Há dias, em conversa, dizia-me uma amiga que não se sentia com a idade que tem, mas sim muito mais jovem. Não foi a primeira vez que ouvi a expressão de tal sentir e eu própria, se não o verbalizei, já algumas vezes pensei. Mas o que significa ter uma determinada idade? É uma pergunta cuja resposta, é ditada pela imagem preconcebida que temos em mente. Um velho é um ser trôpego, meio surdo e de vista curta que passa o dia sonolento, sentado ou deitado e incapaz de cumprir grandes esforços físicos a não ser, quando muito, jogar às cartas com os amigos no jardim, se for homem, ou fazer croché e bordados, se for mulher. Mas a verdade é que a velhice que exteriorizamos pode depender de múltiplos fatores. Desde logo dos que a natureza nos legou, da dureza da vida, dos escolhos com que nos deparámos e como a eles reagimos, ou ainda das escolhas que fizemos ao longo dela.
Todos conhecemos velhos com muitas décadas somadas que persistem em ser criativos e participantes na vida familiar e social, cuja imagem nos deixa acreditar que serão mais jovens do que realmente são. Pode, pois, haver um desacerto no julgamento entre a velhice que se sente e aquela que se vê. É a velhice ativa aquela com que sonhamos e, quando não há dores, se não exigirmos demasiado de nós, quer física, quer intelectualmente, ficamos sossegados na crença que continuamos a ter capacidade para fazer qualquer coisa e a sentir que não somos velhos, mesmo que os outros assim nos vejam. Continuamos embrenhados no dia-a-dia e só nos apercebemos da idade quando passamos pelo espelho ou quando os amigos que não vemos há algum tempo exclamam generosos: "Estás com ótimo aspeto!" ou "os anos não passam por ti". Nessa altura, consciencializamo-nos que os anos, de facto, passaram. De resto, esquecemo-nos do corpo em que vivemos. É como se ele fosse uma casa cujas paredes esmaeceram e abriram fissuras, mas nós, que estamos dentro dela, não nos apercebemos da sua decrepitude. É como se estivéssemos à janela; o mundo que vemos é o de sempre e sentimo-nos parte dele. Só os que nos olham do exterior veem a imagem do velho que somos. Cá dentro, até sentimos que a vida é mais rica porque um velho traz em si o somatório de tudo o que já foi: a criança, o adolescente sonhador ou revoltado, o amante correspondido ou desamado, o progenitor enlevado ou dececionado, o profissional dedicado ou desencantado; as alegrias, as descobertas, as frustrações, enfim, tudo o que lhe coube viver. Com o passar dos anos, cada um de nós vai se tornando uma espécie de matrioska, aquela boneca do artesanato russo que guarda no seu interior as réplicas de si própria.

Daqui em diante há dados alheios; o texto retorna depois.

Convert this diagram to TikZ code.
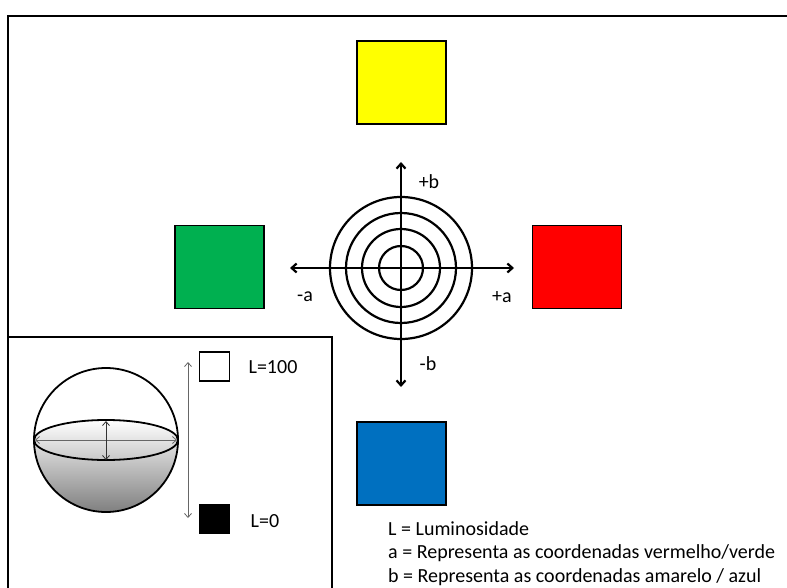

Hoje sei que envelhecer não é tão trágico como julgamos quando somos jovens. Nessa altura cremos que a juventude é a melhor fase da vida e nem sempre assim é. Com o passar dos anos, ela vai ficando mais saborosa porque vamos aprendendo a tirar satisfação do que se nos oferece e a relativizar o que é menos bom, incluindo a inevitável sombra da finitude.

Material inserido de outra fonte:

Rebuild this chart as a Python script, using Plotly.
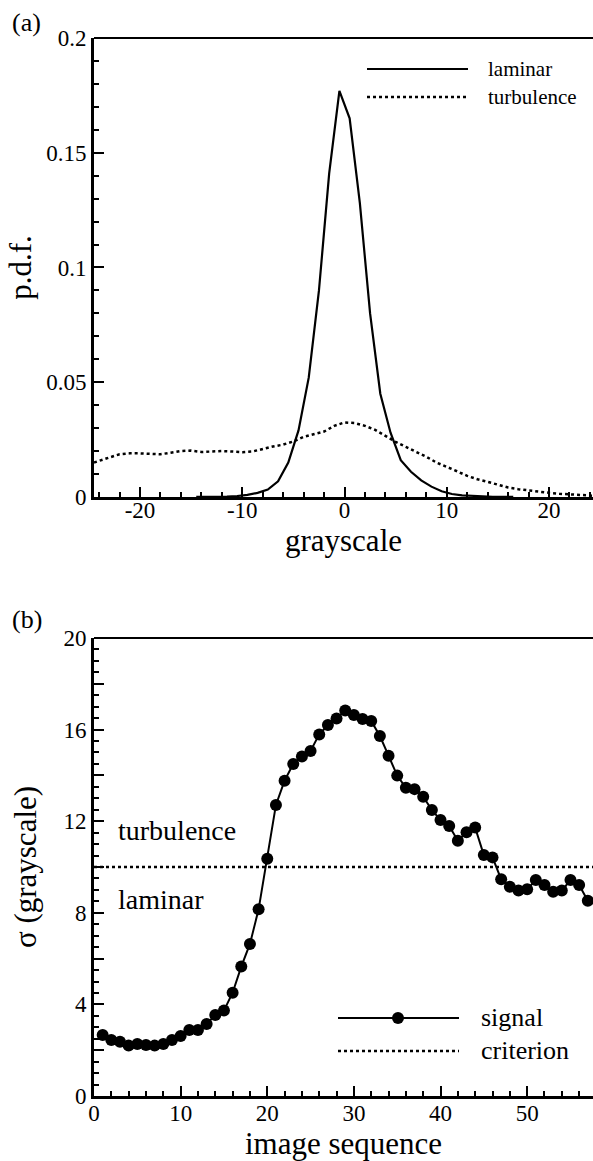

Quando era pequena, e ia a uma festa de aniversário de outras crianças, ficava amuada quando os meus pais me iam buscar, porque chegavam sempre quando já tinham acabado as formalidades do cortar o bolo e cantar "parabéns a você" e a brincadeira estava na sua plenitude. Às vezes penso que a morte será assim esse interromper da festa da vida.